§ **Dataset excerpt**
========
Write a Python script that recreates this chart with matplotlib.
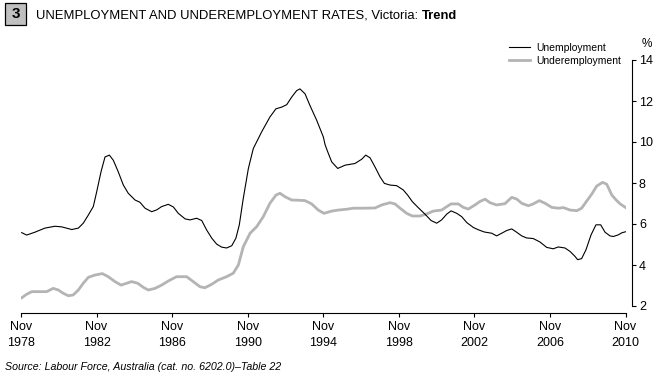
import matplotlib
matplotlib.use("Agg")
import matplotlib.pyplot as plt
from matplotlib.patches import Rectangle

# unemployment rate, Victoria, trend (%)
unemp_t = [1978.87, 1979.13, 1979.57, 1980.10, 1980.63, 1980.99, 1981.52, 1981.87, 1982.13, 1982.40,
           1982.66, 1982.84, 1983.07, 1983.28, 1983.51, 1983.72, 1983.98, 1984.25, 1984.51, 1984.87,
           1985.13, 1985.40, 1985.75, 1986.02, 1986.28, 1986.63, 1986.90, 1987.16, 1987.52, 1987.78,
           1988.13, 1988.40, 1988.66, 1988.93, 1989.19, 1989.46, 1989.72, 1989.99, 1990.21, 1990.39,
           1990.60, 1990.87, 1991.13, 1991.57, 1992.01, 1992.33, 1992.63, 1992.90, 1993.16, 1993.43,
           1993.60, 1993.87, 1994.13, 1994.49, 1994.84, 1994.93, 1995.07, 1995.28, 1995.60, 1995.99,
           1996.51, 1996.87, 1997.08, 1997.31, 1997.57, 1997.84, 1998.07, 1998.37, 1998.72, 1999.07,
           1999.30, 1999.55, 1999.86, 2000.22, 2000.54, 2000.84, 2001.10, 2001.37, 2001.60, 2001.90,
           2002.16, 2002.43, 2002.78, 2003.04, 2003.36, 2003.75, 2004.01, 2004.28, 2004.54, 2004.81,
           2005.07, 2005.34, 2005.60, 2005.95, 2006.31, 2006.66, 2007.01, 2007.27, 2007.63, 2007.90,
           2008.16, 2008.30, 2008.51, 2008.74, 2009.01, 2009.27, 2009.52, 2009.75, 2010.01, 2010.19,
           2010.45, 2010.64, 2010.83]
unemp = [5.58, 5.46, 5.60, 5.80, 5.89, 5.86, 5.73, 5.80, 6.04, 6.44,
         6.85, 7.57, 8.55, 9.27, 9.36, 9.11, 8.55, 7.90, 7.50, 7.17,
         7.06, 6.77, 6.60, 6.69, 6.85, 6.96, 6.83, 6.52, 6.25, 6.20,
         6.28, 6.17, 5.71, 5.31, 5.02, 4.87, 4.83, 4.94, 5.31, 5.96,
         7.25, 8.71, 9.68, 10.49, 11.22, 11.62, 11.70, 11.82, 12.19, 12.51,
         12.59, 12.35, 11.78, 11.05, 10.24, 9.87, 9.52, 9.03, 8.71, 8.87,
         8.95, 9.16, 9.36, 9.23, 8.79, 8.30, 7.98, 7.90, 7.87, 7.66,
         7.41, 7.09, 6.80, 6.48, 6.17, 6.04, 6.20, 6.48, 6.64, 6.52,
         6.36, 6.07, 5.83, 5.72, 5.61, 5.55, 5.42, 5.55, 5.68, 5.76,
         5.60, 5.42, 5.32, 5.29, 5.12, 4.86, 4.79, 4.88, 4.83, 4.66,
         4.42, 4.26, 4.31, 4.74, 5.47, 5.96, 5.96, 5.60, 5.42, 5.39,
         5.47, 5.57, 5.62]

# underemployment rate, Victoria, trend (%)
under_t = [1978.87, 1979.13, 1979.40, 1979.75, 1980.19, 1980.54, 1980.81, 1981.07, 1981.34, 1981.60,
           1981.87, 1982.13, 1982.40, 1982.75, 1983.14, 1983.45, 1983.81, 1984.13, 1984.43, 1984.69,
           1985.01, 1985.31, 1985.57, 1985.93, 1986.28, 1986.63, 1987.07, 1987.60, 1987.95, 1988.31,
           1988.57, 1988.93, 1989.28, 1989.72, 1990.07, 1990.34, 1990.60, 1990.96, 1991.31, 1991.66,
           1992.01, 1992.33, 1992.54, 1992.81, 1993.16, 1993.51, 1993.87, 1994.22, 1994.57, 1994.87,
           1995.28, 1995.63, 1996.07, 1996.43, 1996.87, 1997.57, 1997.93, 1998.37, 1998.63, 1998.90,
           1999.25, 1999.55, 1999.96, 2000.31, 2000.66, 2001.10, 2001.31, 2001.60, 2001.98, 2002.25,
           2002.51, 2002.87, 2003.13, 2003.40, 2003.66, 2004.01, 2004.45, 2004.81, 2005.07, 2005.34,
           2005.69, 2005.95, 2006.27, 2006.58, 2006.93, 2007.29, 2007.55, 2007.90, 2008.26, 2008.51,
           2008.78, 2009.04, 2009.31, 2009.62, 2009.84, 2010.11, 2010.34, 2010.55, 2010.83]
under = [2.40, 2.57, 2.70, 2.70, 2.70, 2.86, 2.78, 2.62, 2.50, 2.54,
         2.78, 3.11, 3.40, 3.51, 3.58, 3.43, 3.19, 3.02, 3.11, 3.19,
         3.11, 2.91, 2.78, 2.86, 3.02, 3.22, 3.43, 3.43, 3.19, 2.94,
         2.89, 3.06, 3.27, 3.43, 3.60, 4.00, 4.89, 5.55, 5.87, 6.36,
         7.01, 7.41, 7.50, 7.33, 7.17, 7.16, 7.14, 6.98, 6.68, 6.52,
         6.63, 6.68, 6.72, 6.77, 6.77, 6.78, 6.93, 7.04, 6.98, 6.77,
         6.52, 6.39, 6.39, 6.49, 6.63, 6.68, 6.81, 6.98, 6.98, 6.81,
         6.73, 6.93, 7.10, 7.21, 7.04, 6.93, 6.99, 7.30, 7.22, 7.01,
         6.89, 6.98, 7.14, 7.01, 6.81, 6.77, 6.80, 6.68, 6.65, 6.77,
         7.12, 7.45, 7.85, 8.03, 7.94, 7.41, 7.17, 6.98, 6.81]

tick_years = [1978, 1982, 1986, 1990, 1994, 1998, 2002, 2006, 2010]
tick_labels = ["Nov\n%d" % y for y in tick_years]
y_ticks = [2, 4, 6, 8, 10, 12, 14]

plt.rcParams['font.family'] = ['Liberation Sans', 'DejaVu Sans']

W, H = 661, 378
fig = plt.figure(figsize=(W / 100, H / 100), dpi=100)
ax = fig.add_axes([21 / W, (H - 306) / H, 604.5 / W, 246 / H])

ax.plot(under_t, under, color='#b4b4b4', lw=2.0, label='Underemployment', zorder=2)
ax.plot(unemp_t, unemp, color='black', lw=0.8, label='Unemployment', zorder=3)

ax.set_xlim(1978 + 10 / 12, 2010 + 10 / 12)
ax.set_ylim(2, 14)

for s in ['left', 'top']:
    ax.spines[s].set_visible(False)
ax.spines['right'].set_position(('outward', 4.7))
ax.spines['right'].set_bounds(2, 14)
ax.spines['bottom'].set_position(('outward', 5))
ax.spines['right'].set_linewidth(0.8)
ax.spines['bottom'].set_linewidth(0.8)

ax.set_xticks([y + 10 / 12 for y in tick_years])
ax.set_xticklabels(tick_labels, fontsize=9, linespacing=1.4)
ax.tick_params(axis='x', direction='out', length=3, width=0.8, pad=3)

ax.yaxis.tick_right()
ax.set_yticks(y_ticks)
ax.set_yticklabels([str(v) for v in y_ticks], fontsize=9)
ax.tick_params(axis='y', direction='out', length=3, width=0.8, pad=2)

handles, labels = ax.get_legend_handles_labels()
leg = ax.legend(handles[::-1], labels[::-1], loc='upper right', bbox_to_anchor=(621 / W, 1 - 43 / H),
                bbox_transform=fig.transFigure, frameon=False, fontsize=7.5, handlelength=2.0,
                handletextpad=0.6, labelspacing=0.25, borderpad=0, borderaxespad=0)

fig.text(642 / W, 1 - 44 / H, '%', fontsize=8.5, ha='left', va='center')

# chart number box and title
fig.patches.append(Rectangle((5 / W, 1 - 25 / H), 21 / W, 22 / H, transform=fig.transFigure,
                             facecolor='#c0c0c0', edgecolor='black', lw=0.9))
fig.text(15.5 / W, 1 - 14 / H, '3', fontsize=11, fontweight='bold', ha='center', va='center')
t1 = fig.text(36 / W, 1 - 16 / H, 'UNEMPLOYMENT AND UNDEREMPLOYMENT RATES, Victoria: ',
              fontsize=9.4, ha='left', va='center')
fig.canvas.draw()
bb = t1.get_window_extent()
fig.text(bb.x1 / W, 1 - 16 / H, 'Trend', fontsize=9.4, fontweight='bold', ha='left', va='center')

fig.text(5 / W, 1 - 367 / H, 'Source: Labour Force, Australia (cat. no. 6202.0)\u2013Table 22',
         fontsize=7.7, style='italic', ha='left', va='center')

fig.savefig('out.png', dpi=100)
========
Give again, exactly, the lines from the start of the data through the one holding "from matplotlib.patches import Rectangle"; omit the pictures.

§ **Answer below**
Write a Python script that recreates this chart with matplotlib.
import matplotlib
matplotlib.use("Agg")
import matplotlib.pyplot as plt
from matplotlib.patches import Rectangle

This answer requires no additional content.